The progression from shoe to stocking is not quite as clear — and in fact, the most popular myth explaining the origin of the Christmas stocking tradition has nothing to do with shoes or flying horses at all. The tale goes like this: Once there was a poor widower with three daughters. The widower was fearful that without a dowry, his daughters would be unable to marry, possibly ending up penniless. St. Nicholas, a former monk, was roaming the village when he learned of the family's unfortunate situation. He knew the widower to be too proud to accept charity, so St. Nick dropped gold coins down the chimney which happened to land in the daughters' stockings, which had been drying by the fire.

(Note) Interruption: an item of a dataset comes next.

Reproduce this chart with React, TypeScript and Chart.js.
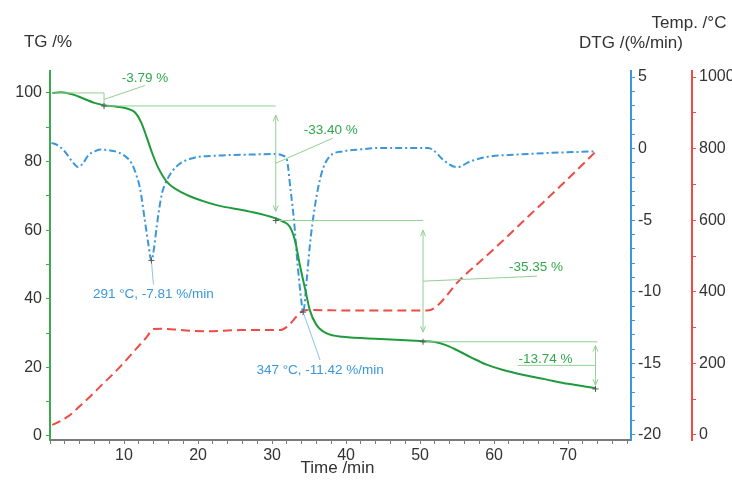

In some versions of the tale, St. Nicholas slides down the chimney and fills the stocking with gold, while in others legends, Bishop Nicholas is caught thowing bags of gold into the stockings. Some versions state that the monk left three gold balls in each stocking, which is one of the reasons oranges, tangerines, and other citrus fruit are traditionally used as stocking stuffers. In all versions of the tale, the girls are able to marry and take care of their father with the surplus of gold, living happily ever after. If you've ever wondered why stockings are filled at night, it is believed that St. Nicholas preferred to help those in need secretly so they might give thanks to God, hence stockings are filled while children sleep.
Perhaps this year we can go back to leaving gold in people's stockings?